Puis, je rencontre la femme du propriétaire qui m'invite chez elle. On dit le chapelet ensemble. On goûte au sucre à la creme et on prend un bon café. Ma nouvelle amie et moi nous rejoignons tous les soirs jusqu'à ce que la naladie oblige mon accueillante voisine à partir du Chambertin.
Déterminée, je me rends alors chez les Ultramontais, un groupe d'aînés d'Outremont. J'apprends avec étonnement et plaisir que plusieurs membres viennent de Ste-Martine ou de St-Isidore, villes natales de mes parents Mallette et Beaulieu. Voilà qui facilite mon insertion dans leur cercle!
Avec une certaine appréhension, je m'inscris au Scrabble et au Club d'écriture où je rencontre des compagnes charmantes. Tout de suite, je remarque monsieur et madame McComber, les propriétaires de la maison de fourrures que tous les gens de ce siècle ont fréquentée. Ils sont l'âme du groupe et s'y consacrent avec beaucoup d'énergie. J'admire leur dévouement et leur souci de faire plaisir à chacun. Je me joins à certains voyages qu'ils organisent d'une façon magistrale et je tire grand plaisir à circuler encore dans la Belle Province.
Les conferences prévues par les Ultramontais m'attirent toujours. Je délaisse le bridge où il faut se concentrer uniquement sur son jeu de cartes... Encore aujourd'hui, là n'est pas mon intérêt...
Le contact humain m'importe plus que jamais. Je me rapproche de ma famille élargie et prends des nouvelles des enfants de mes frères et soeurs. Chaque été, entre 1985 et 1996, je rejoins aussi mon aînée Micheline toujours à Québec.
Avec ma soeur Gilberte, je pars en autobus ou en train. Micheline et son compagnon Guy Saucier nous accueillent et nous promenent à tous les endroits dont nous avons gardé un souvenir heureux : Pointe-aux-Persils, La Malbaie, Les Éboulements, Baie St-Paul.
À 86 ans, après avoir évité de justesse un grave accident d'auto, je choisis de ne pas renouveler mon permis de conduire. II faut dire ici que je n'ai que 76 ans sur ce permis: mon avocat de mari a légèrement falsifié ma date de naissance pour avoir une compagne plus jeune que lui et... la correction n'a jamais été faite. Je ne regretterai pas cette décision (enfin pas trop!): la vitesse et le nombre des automobilistes commencent à m'inquiéter sérieusement. La Oldsmobile est vendue à Pierre.

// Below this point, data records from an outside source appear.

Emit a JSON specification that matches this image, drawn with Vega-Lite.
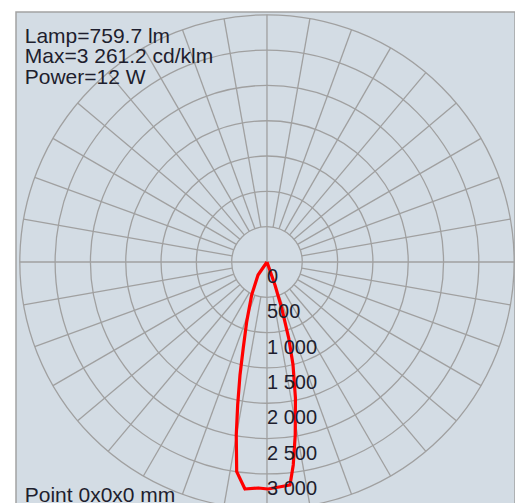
{
  "$schema": "https://vega.github.io/schema/vega-lite/v6.json",
  "autosize": {"type": "none"},
  "padding": {"left": 16, "top": 12, "right": 0, "bottom": 0},
  "width": 499,
  "height": 492,
  "background": "#ffffff",
  "config": {"view": {"fill": "#d3dce4", "stroke": "#a2a2a2", "strokeWidth": 1.5}},
  "datasets": {
    "rings": [{"r": 500}, {"r": 1000}, {"r": 1500}, {"r": 2000}, {"r": 2500}, {"r": 3000}, {"r": 3500}],
    "rays": [
      {"x": -3500, "y": 0, "x2": 3500, "y2": 0},
      {"x": 0, "y": -3500, "x2": 0, "y2": 3500},
      {"x": 492.4, "y": 86.8, "x2": 3446.8, "y2": 607.8},
      {"x": 469.8, "y": 171.0, "x2": 3288.9, "y2": 1197.1},
      {"x": 433.0, "y": 250, "x2": 3031.1, "y2": 1750},
      {"x": 383.0, "y": 321.4, "x2": 2681.1, "y2": 2249.8},
      {"x": 321.4, "y": 383.0, "x2": 2249.8, "y2": 2681.1},
      {"x": 250, "y": 433.0, "x2": 1750, "y2": 3031.1},
      {"x": 171.0, "y": 469.8, "x2": 1197.1, "y2": 3288.9},
      {"x": 86.8, "y": 492.4, "x2": 607.8, "y2": 3446.8},
      {"x": -492.4, "y": 86.8, "x2": -3446.8, "y2": 607.8},
      {"x": -469.8, "y": 171.0, "x2": -3288.9, "y2": 1197.1},
      {"x": -433.0, "y": 250, "x2": -3031.1, "y2": 1750},
      {"x": -383.0, "y": 321.4, "x2": -2681.1, "y2": 2249.8},
      {"x": -321.4, "y": 383.0, "x2": -2249.8, "y2": 2681.1},
      {"x": -250, "y": 433.0, "x2": -1750, "y2": 3031.1},
      {"x": -171.0, "y": 469.8, "x2": -1197.1, "y2": 3288.9},
      {"x": -86.8, "y": 492.4, "x2": -607.8, "y2": 3446.8},
      {"x": -492.4, "y": -86.8, "x2": -3446.8, "y2": -607.8},
      {"x": -469.8, "y": -171.0, "x2": -3288.9, "y2": -1197.1},
      {"x": -433.0, "y": -250, "x2": -3031.1, "y2": -1750},
      {"x": -383.0, "y": -321.4, "x2": -2681.1, "y2": -2249.8},
      {"x": -321.4, "y": -383.0, "x2": -2249.8, "y2": -2681.1},
      {"x": -250, "y": -433.0, "x2": -1750, "y2": -3031.1},
      {"x": -171.0, "y": -469.8, "x2": -1197.1, "y2": -3288.9},
      {"x": -86.8, "y": -492.4, "x2": -607.8, "y2": -3446.8},
      {"x": 492.4, "y": -86.8, "x2": 3446.8, "y2": -607.8},
      {"x": 469.8, "y": -171.0, "x2": 3288.9, "y2": -1197.1},
      {"x": 433.0, "y": -250, "x2": 3031.1, "y2": -1750},
      {"x": 383.0, "y": -321.4, "x2": 2681.1, "y2": -2249.8},
      {"x": 321.4, "y": -383.0, "x2": 2249.8, "y2": -2681.1},
      {"x": 250, "y": -433.0, "x2": 1750, "y2": -3031.1},
      {"x": 171.0, "y": -469.8, "x2": 1197.1, "y2": -3288.9},
      {"x": 86.8, "y": -492.4, "x2": 607.8, "y2": -3446.8}
    ],
    "curve": [
      {"i": 0, "x": 0, "y": 0},
      {"i": 1, "x": -127, "y": -184},
      {"i": 2, "x": -217, "y": -467},
      {"i": 3, "x": -287, "y": -845},
      {"i": 4, "x": -336, "y": -1218},
      {"i": 5, "x": -382, "y": -1600},
      {"i": 6, "x": -415, "y": -2025},
      {"i": 7, "x": -435, "y": -2450},
      {"i": 8, "x": -429, "y": -2969},
      {"i": 9, "x": -312, "y": -3215},
      {"i": 10, "x": -123, "y": -3200},
      {"i": 11, "x": 14, "y": -3215},
      {"i": 12, "x": 326, "y": -3158},
      {"i": 13, "x": 372, "y": -2874},
      {"i": 14, "x": 400, "y": -2450},
      {"i": 15, "x": 403, "y": -1926},
      {"i": 16, "x": 368, "y": -1450},
      {"i": 17, "x": 310, "y": -1090},
      {"i": 18, "x": 208, "y": -651},
      {"i": 19, "x": 113, "y": -326},
      {"i": 20, "x": 0, "y": 0}
    ],
    "labels": [
      {"pos": 0, "label": "0"},
      {"pos": -500, "label": "500"},
      {"pos": -1000, "label": "1 000"},
      {"pos": -1500, "label": "1 500"},
      {"pos": -2000, "label": "2 000"},
      {"pos": -2500, "label": "2 500"},
      {"pos": -3000, "label": "3 000"}
    ],
    "notes": [
      {"text": "Lamp=759.7 lm", "x": -3430, "y": 3101},
      {"text": "Max=3 261.2 cd/klm", "x": -3430, "y": 2811},
      {"text": "Power=12 W", "x": -3430, "y": 2520},
      {"text": "Point 0x0x0 mm", "x": -3430, "y": -3394}
    ]
  },
  "layer": [
    {
      "data": {"name": "rays"},
      "mark": {"type": "rule", "color": "#a0a0a0", "strokeWidth": 1.3},
      "encoding": {
        "x": {"field": "x", "type": "quantitative", "scale": {"domain": [-3554, 3512], "nice": false, "zero": false}, "axis": null},
        "y": {"field": "y", "type": "quantitative", "scale": {"domain": [-3427, 3540], "nice": false, "zero": false}, "axis": null},
        "x2": {"field": "x2"},
        "y2": {"field": "y2"}
      }
    },
    {
      "data": {"name": "rings"},
      "mark": {"type": "point", "shape": "circle", "filled": false, "stroke": "#a0a0a0", "strokeWidth": 1.3, "opacity": 1},
      "encoding": {
        "x": {"datum": 0, "type": "quantitative"},
        "y": {"datum": 0, "type": "quantitative"},
        "size": {"field": "r", "type": "quantitative", "scale": {"type": "pow", "exponent": 2, "domain": [0, 3540], "range": [0, 250000]}, "legend": null}
      }
    },
    {
      "data": {"name": "curve"},
      "mark": {"type": "line", "color": "#ff0000", "strokeWidth": 3.2, "strokeJoin": "round"},
      "encoding": {
        "x": {"field": "x", "type": "quantitative"},
        "y": {"field": "y", "type": "quantitative"},
        "order": {"field": "i", "type": "quantitative"}
      }
    },
    {
      "data": {"name": "labels"},
      "mark": {"type": "text", "align": "left", "baseline": "alphabetic", "dx": 0, "dy": 21, "font": "Liberation Sans", "fontSize": 20, "color": "#1e1e2e"},
      "encoding": {
        "x": {"datum": 0, "type": "quantitative"},
        "y": {"field": "pos", "type": "quantitative"},
        "text": {"field": "label"}
      }
    },
    {
      "data": {"name": "notes"},
      "mark": {"type": "text", "align": "left", "baseline": "alphabetic", "font": "Liberation Sans", "fontSize": 21, "color": "#1e1e2e"},
      "encoding": {
        "x": {"field": "x", "type": "quantitative"},
        "y": {"field": "y", "type": "quantitative"},
        "text": {"field": "text"}
      }
    }
  ]
}
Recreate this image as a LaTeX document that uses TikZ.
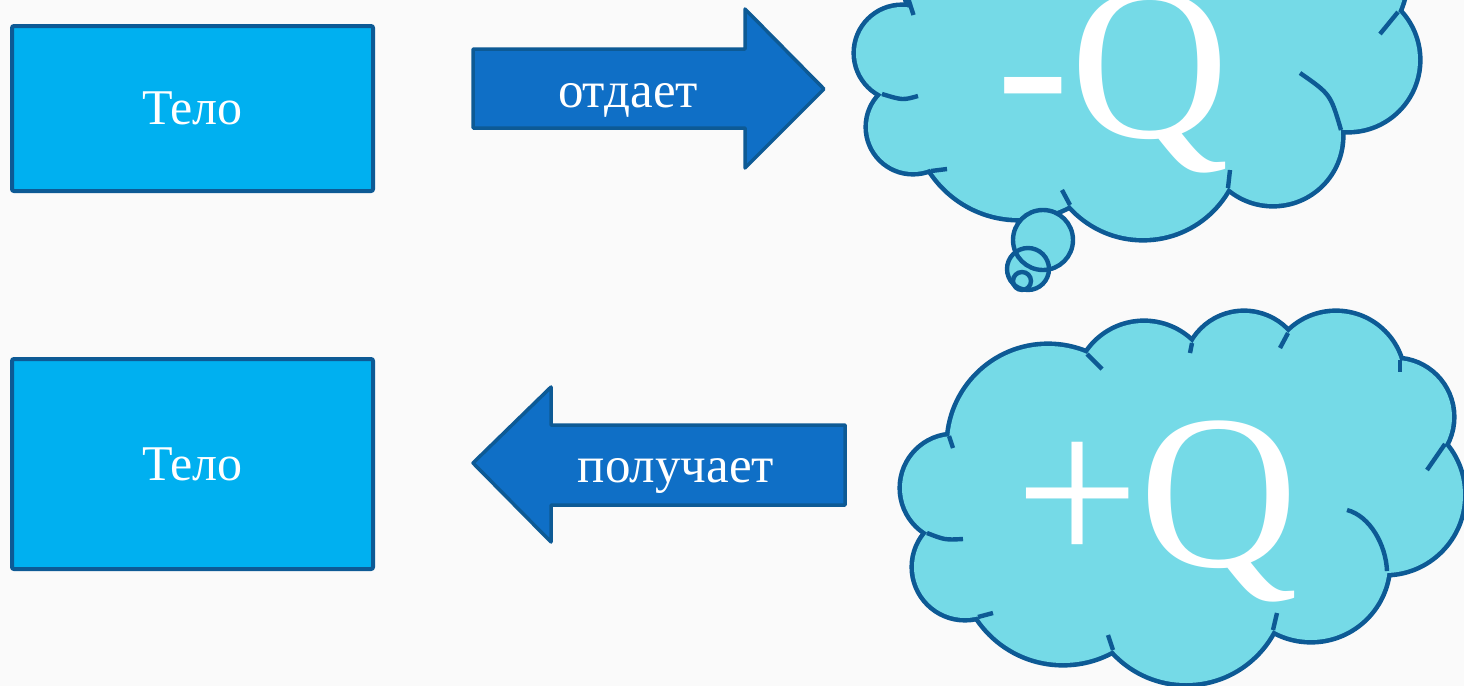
\documentclass[tikz,border=0pt]{standalone}
\usepackage{fontspec}
\setmainfont{Liberation Serif}
\definecolor{bgc}{HTML}{FAFAFA}
\definecolor{bodyfill}{HTML}{00B0F0}
\definecolor{edgec}{HTML}{0D5A95}
\definecolor{arrowfill}{HTML}{0F6FC6}
\definecolor{cloudfill}{HTML}{75DAE7}
\tikzset{
  bodybox/.style={draw=edgec, fill=bodyfill, line width=2pt, rounded corners=1pt,
    minimum width=180.5pt, inner sep=0pt, text=white, font=\fontsize{25}{30}\selectfont},
  blockarrow/.style={draw=edgec, fill=arrowfill, line width=1.75pt, line join=round},
  arrowlbl/.style={text=white, font=\fontsize{25.5}{30}\selectfont, anchor=base, inner sep=0pt},
  bigq/.style={text=white, font=\fontsize{110}{110}\selectfont, anchor=base, inner sep=0pt},
  lobeedge/.style={draw=edgec, line width=4.6pt},
  lobefill/.style={fill=cloudfill},
  innerarc/.style={draw=edgec, line width=2.2pt},
  bubblefill/.style={fill=cloudfill},
  bubbleedge/.style={draw=edgec, line width=2.2pt}
}
\begin{document}
\begin{tikzpicture}[x=0.5pt, y=-0.5pt]
\fill[bgc] (0,0) rectangle (1464,686);
\useasboundingbox (0,0) rectangle (1464,686);

% bodies
\node[bodybox, minimum height=82.5pt] (body1) at (192.5,108.5) {Тело};
\node[bodybox, minimum height=105pt] (body2) at (192.5,464) {Тело};

% block arrows
\draw[blockarrow] (473,49) -- (745,49) -- (745,9) -- (824,89) -- (745,168) -- (745,128) -- (473,128) -- cycle;
\node[arrowlbl] (give) at (628,107) {отдает};
\draw[blockarrow] (473,463) -- (551,387) -- (551,425) -- (845,425) -- (845,505) -- (551,505) -- (551,542) -- cycle;
\node[arrowlbl] (get) at (676,482) {получает};

\begin{scope}
\clip (0,0) rectangle (1464,686);
% ---- top cloud (-Q)
\foreach \cx/\cy/\r in {980/-20/75, 902/53/46, 913/127/45, 1019/113/105, 1143/141/97, 1273/136/68, 1348/60/70, 1330/-20/75}
  \draw[lobeedge] (\cx,\cy) circle[radius=\r];
\foreach \cx/\cy/\r in {980/-20/75, 902/53/46, 913/127/45, 1019/113/105, 1143/141/97, 1273/136/68, 1348/60/70, 1330/-20/75}
  \fill[lobefill] (\cx,\cy) circle[radius=\r];
\fill[lobefill] (980,-20) -- (902,53) -- (913,127) -- (1019,113) -- (1143,141) -- (1273,136) -- (1348,60) -- (1330,-20) -- cycle;
\draw[innerarc] (908,-2) -- (913.5,15);
\draw[innerarc] (882,94) .. controls (902.7,100.3) .. (918,96);
\draw[innerarc] (931,171) -- (947,169);
\draw[innerarc] (1070,205) -- (1062,190);
\draw[innerarc] (1228,188) -- (1230,170);
\draw[innerarc] (1341,130) .. controls (1330.5,94.2) .. (1300,73);
\draw[innerarc] (1398,12) -- (1380,34);
% thought bubbles
\fill[bubblefill] (1043,240) circle[radius=30];
\fill[bubblefill] (1028,269) circle[radius=21];
\fill[bubblefill] (1022,281) circle[radius=9];
\draw[bubbleedge] (1043,240) circle[radius=30];
\draw[bubbleedge] (1028,269) circle[radius=21];
\draw[bubbleedge] (1022,281) circle[radius=9];

% ---- bottom cloud (+Q)
\foreach \cx/\cy/\r in {1048/445/99, 1144/391/68, 1244/372/59, 1336/380/67, 1395/417/57, 1385/495/78, 1311/563/77, 1186/585/98, 1063/561/102, 965/567/51, 954/488/52}
  \draw[lobeedge] (\cx,\cy) circle[radius=\r];
\foreach \cx/\cy/\r in {1048/445/99, 1144/391/68, 1244/372/59, 1336/380/67, 1395/417/57, 1385/495/78, 1311/563/77, 1186/585/98, 1063/561/102, 965/567/51, 954/488/52}
  \fill[lobefill] (\cx,\cy) circle[radius=\r];
\fill[lobefill] (1048,445) -- (1144,391) -- (1244,372) -- (1336,380) -- (1395,417) -- (1385,495) -- (1311,563) -- (1186,585) -- (1063,561) -- (965,567) -- (954,488) -- cycle;
\draw[innerarc] (949,436) -- (953,448);
\draw[innerarc] (1087,354) -- (1102,369);
\draw[innerarc] (1192,343) -- (1190,353);
\draw[innerarc] (1288,333) -- (1280,348);
\draw[innerarc] (1400,360) -- (1400,372);
\draw[innerarc] (1445,444) -- (1427,470);
\draw[innerarc] (1387,571) .. controls (1386,545) and (1370,516) .. (1347,510);
\draw[innerarc] (1273,630) -- (1277,613);
\draw[innerarc] (1113,650) -- (1108,635);
\draw[innerarc] (978,617) -- (993,613);
\draw[innerarc] (927,533) .. controls (945,540) .. (963,539);
\end{scope}

\node[bigq] (minusq) at (1113,137) {-Q};
\node[bigq] (plusq) at (1157,566) {+Q};
\end{tikzpicture}
\end{document}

J'utilise maintenant l'autobus, avec plaisir d'ailleurs: je peux voir le paysage! Le taxi? Non! Je ne m'habitue pas au prix exigé pour le service rendu. Une nièce, Michèle, vient me chercher en voiture pour le marché hebdamadaire. Obligeante et serviable, Michèle me choisit aussi de bons livres à la bibliothèque d'Outremant où elle travaille.
L'année 1992 voit la lutte acharnée de mon petit-fils Daniel contre le cancer. Il perdra la guerre juste avant Pâques 1993, à 28 ans.

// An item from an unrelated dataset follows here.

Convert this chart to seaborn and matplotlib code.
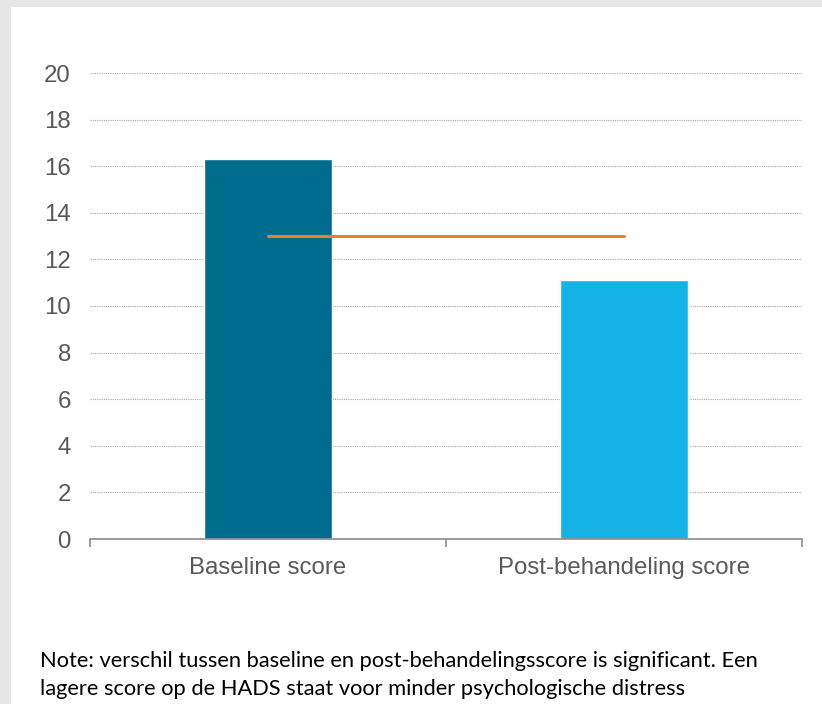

Extrait de mon journal: «Je n'oublierai jamais ses yeux clairs, son travail minutieux, ses élans verbaux et sa passion pour les choses anciennes. Il est souvent venu me voir mais jamais il ne m'a laissé voir son inquiétude pendant les trois années de sursis que lui a laissées sa maladie.
Au téléphone, le 10 mars, il m'a annoncé lui-même son entrée définitive à l'hôpital St-Luc et sa fin très prochaine, malgré le remède expérimental qu'il avait accepté de prendre. II avait cru être sauvé... Quand il a compris que non, "peut-être a-t-il donné sa vie pour que d'autres après lui souffrent moins et même un jour guérissent", comme le dit la prière qu'il m'a laissée.
Au salon funéraire, je me rappelle le témoignage d'affection que ses amis m'ont apporté: "C'est toi la grand-mère dont Daniel nous parlait si souvent?" C'était bien moi, mais lui n'y était plus. Il parlait de moi à des copains de 25-30 ans. Est-ce croyable? Ça m'a fait tellement chaud au coeur.»